Take Nexus 5.
Opens Settings, Device information.
Android Version: 6.0.1. Great.
Android Security Level: 2016-10-5. A year old. Great.
Tap System update, force check... no update. Great.
Thank you Google.
Why is the title singling out Linux? Reading through the rest of it, it seems like this is on pretty much everything.
For some reason, this vuln was not promptly disclosed to the Kernel security team. From the article:
Google – Contacted on April 19, 2017
Microsoft – Contacted on April 19, 2017
Apple – Contacted on August 9, 2017
Linux – Contacted August 15 and 17, 2017
Samsung – Contact on three separate occasions in April, May, and June. No response was received back from any outreach.
While I totally believe that my device will receive a patch at some point in time, the majority of devices out there will probably never receive the patch Google provided. And even this recent phone is now vulnerable to a vulnerability that was just disclosed to the public at large..
I'd say Android is pretty much in deep (or rather: deeper than usual) shit as well, not just Linux
> Microsoft is issuing security patches to all supported Windows versions at 10 AM, Tuesday, September 12.
> Information on Linux updates will be provided as soon as they are live.

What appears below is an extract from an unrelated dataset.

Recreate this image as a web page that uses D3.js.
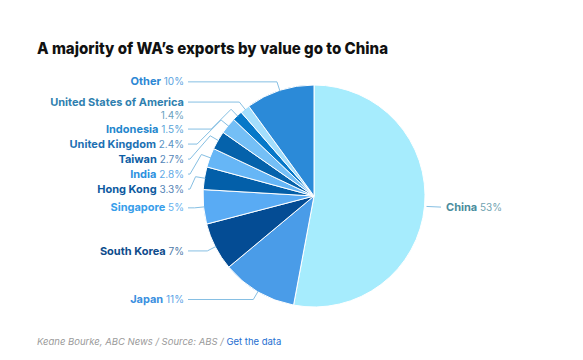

All iPhone, iPad and iPod touch devices with iOS 9.3.5 and lower, and AppleTV devices with version 7.2.2 and lower are affected by the remote code execution vulnerability. This vulnerability was already mitigated by Apple in iOS 10, so no new patch is needed to mitigate it. We recommend you upgrade to the latest iOS or tvOS available.
This one will get nasty...
They state 10% of all Android devices are vulnerable and won't get patches, and since the vulnearbility is arguably wormable I can't see how these devices will stay clean.
I'm more worried about higher value targets like cars and things like lightbulbs that never get updated. This could be an amazing wormable bug.
> Despite this, the Linux Kernel is
lagging behind in implementing some modern mitigations in its default configuration. Both stack
canaries - which protect against stack overflows, and KASLR (kernel address space layout
randomization) are lacking in most devices running Linux today
It seems that they opted not to try to bypass stack canaries, probably because of the number of Android devices running old versions of Linux.
It seems inaccurate for them to categorize this as a problem with kernel itself, however. The kernel itself isn't "lagging behind" if mobile/embedded devices won't update to never versions containing newer mitigation techniques.
I wonder whether it is still worth investigating?
I did notice that the entries there include whether there's a known metasploit module, which none that I looked at had one shown there. I googled metasploit and android and found some video tutorial for hacking a Android phone using metasploit from early 2017, so maybe that will help you. In any case, good luck if you try.